Advent Season is the perfect time to get all high octane spiritually speaking. Read, meditate, pray, and learn from others, and you will be so enriched as you enter the Christmas season.
My favorite undertaker, and writer friend, Caleb Wilde has been blog writing about God and Greek influence. And it struck me how much the Contemplative stream of Christianity may help inform us about things and in places where our finite intellectualizing fails us. The intersection of life and death is one of those spots.
I asked Caleb who and what he’s read from this (as Richard Foster says) “Stream of Christianity”, and he asked for recommendations. So, I thought, I’d offer them to all of you.
Please recommend your favorites too.
My not-by-any-means exhaustive list of favorite Contemplative Stream writers.
By way of a high-qulaity but compact primer I recommend Richard Foster‘s who gives a fantastic overview to each of the 6 Streams of Christianity. His “Streams of Living Waters” book covers the basic 6 traditions categorized as: Charismatic, Holiness, Contemplative, Social Justice, Evangelical, and Incarnational flavors (if you will) within all of Christianity through the ages since Christ.
Gaining Christian spiritual insights from devoted lovers of God outside your own era and your own experience of a specific faith tradition is an invaluable blessing, and very faith building. Foster outlines major points and people of the Contemplative Stream, starting with the apostle John, in the book you see below:
Classic contemplative standby: Frances of Assisi (1181-1226)
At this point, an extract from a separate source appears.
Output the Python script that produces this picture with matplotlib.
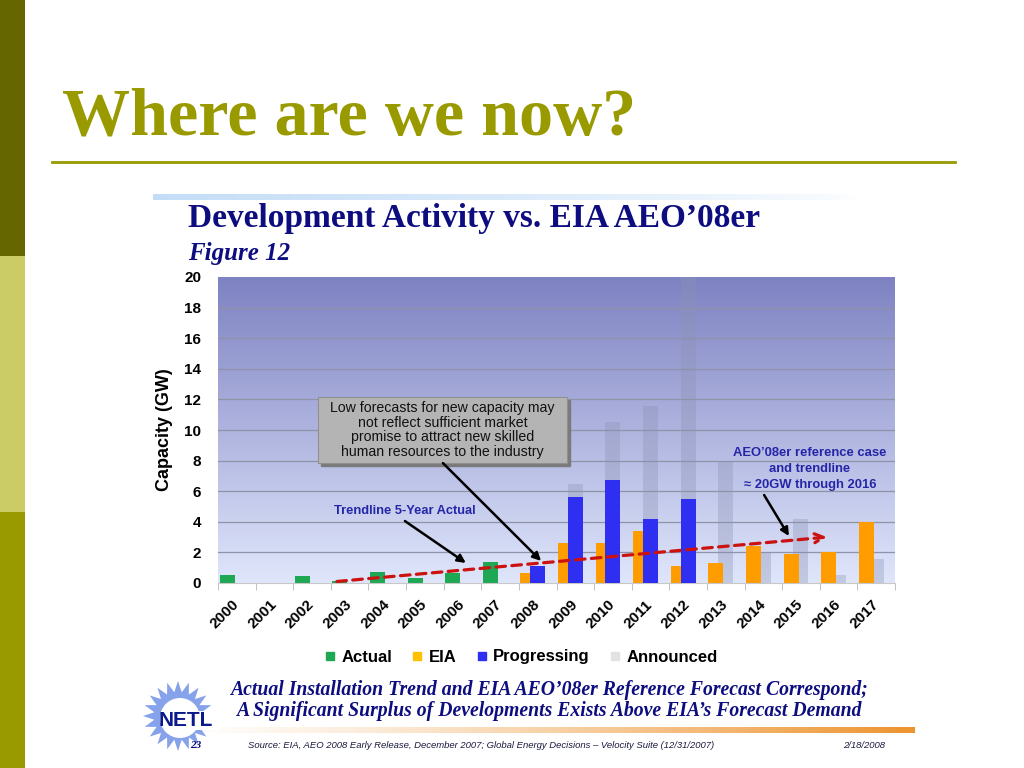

Brother Lawrence (1611-1691) The Practice of the Presence of God (short read, and free online. sweet.)
Frank Laubach (1884-1970)
Evelyn Underhill (1875-1941)
Thomas Merton (1915-1968)
Thomas Merton “In My Own Words”
Henri Nouwen 1932-1996)
Here are 2 useful previously posted articles on this Stream.
1. Kataphatic and Apophatic Prayer Explained
2.Meditation to Contemplation – Kataphatic to Apophatic Prayer (an prayer exercise/experience)
Those Nouwen books look fantastic, esp. The Wounded Healer and Mourning into Dancing.
I’m also pretty interested in how Foster defines incarnational.
Thanks for the list : )
Time reading Nouwen is never wasted. To me, he’s like CS Lewis–you simply can’t go wrong, and it will somehow change you profoundly.
The beauty of Foster is how he find value from each Christian tradition for a fully-orbed walk with God. I realized I had a bunch of blind spots where other streams didn’t. Very useful stuff. I think the Incarnational bits in the book with resonate with you a lot. It has a lot to do with the everyday sacramental. Since death is a rite of passage, many things surrounding are too, incarnational. As ministers it helps those we are caring for in the grieving and separation process.